Raising the gas tax can only be part of the solution to Louisiana $12.5 billion infrastructure problem.

The possibility of a gas tax hike has buzzed around the governor’s transportation task force since it convened for the first time this month. As quoted in today’s Advocate, Rep. Ken Havard, chairman of the Louisiana house’s transportation committee, spilled that a recommendation to raise Louisana’s current 20 cent pump tax is almost a certainty.

Raising revenue is an obvious way to go about tackling the state’s infamous $12.5 billion backlog of road projects, comprised mostly of road repairs and expansions. On top of the oft-reported backlog is the state’s list of 20 megaprojects, like the I-49 Connector, which accounts for an additional $10.6 billion in wishful thinking.

Currently, Louisiana taxpayers are biting off that more than $20 billion elephant to the tune of $460 million in annual expenditures, a pace that ranks 41st in the nation.
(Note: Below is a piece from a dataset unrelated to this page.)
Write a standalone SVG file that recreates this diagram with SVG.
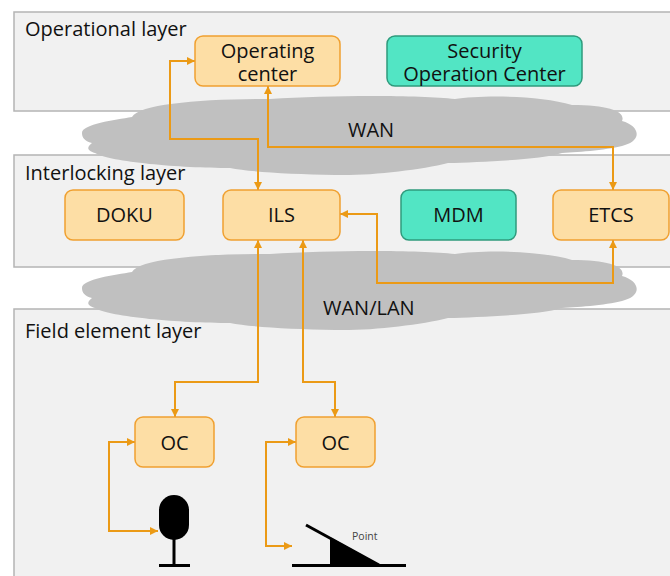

The crux of the problem, as identified in a white paper published by One Acadiana, is that the buying power of the 16 cent tax rate, set in 1984, has emaciated by half. The 1A white paper estimates that an additional $500 million to $1 billion per year in revenue is required to see the bottom of that transportation backlog.

Much of the clog, however, is in legacy projects, like the Connector, that may not have the obvious utility they had when proposed decades ago.

There’s a tremendous amount of political pull for these kinds of projects. Once inked, it’s hard for constituents to let go of the road improvements their state governments have promised them. Because the money never comes, the projects gather dust while the underlying problems never get solved.

“What often happens in transportation is the solution becomes the project, not the problem,” says Beth Osborne of transportation policy group Transportation For America. In the context of road building, that means we tend to think of the road as the end rather than say, easing congestion. Road projects thus inevitably justify themselves.

Tennessee’s department of transportation has had great success in reducing its transportation costs by applying that key insight to its Expedited Delivery Process, implemented in 2012. Transportation officials tackle the problems that underwrite expensive legacy solutions like road extension and expansions by suggesting cheaper alternatives that accomplish the same goals. Why build a new road to address traffic accidents when a safer intersection will do the trick?

Last year, TDOT claimed $942 million in cost reductions since 2014, $171 million of which are attributed directly to Expedited Delivery. Still, Tennessee reportedly requires more than $25 billion in transportation improvements.

Another approach is to make city and regional agencies prove the utility of their projects. In 2016, Virginia adopted a policy that mimics a grant application process. The Commonwealth Transportation Board collects projects from around Virginia and scores them according to how well they “ease congestion, improve economic development, provide accessibility to jobs, improve safety and environmental quality, and support transportation-efficient land use.”

Virginia's process creates better “geographic equity” according to Osborne by applying data analysis to an infrastructure delivery system that, for decades, was influenced by political deal-making. By adding an element of competition for limited resources, she says, it forces local jurisdictions to rethink their own transportation problems and develop solutions that can win funding.

“When localities are ask to compete, they are amazing,” she says. “It can really make your head spin at the innovation that comes out.”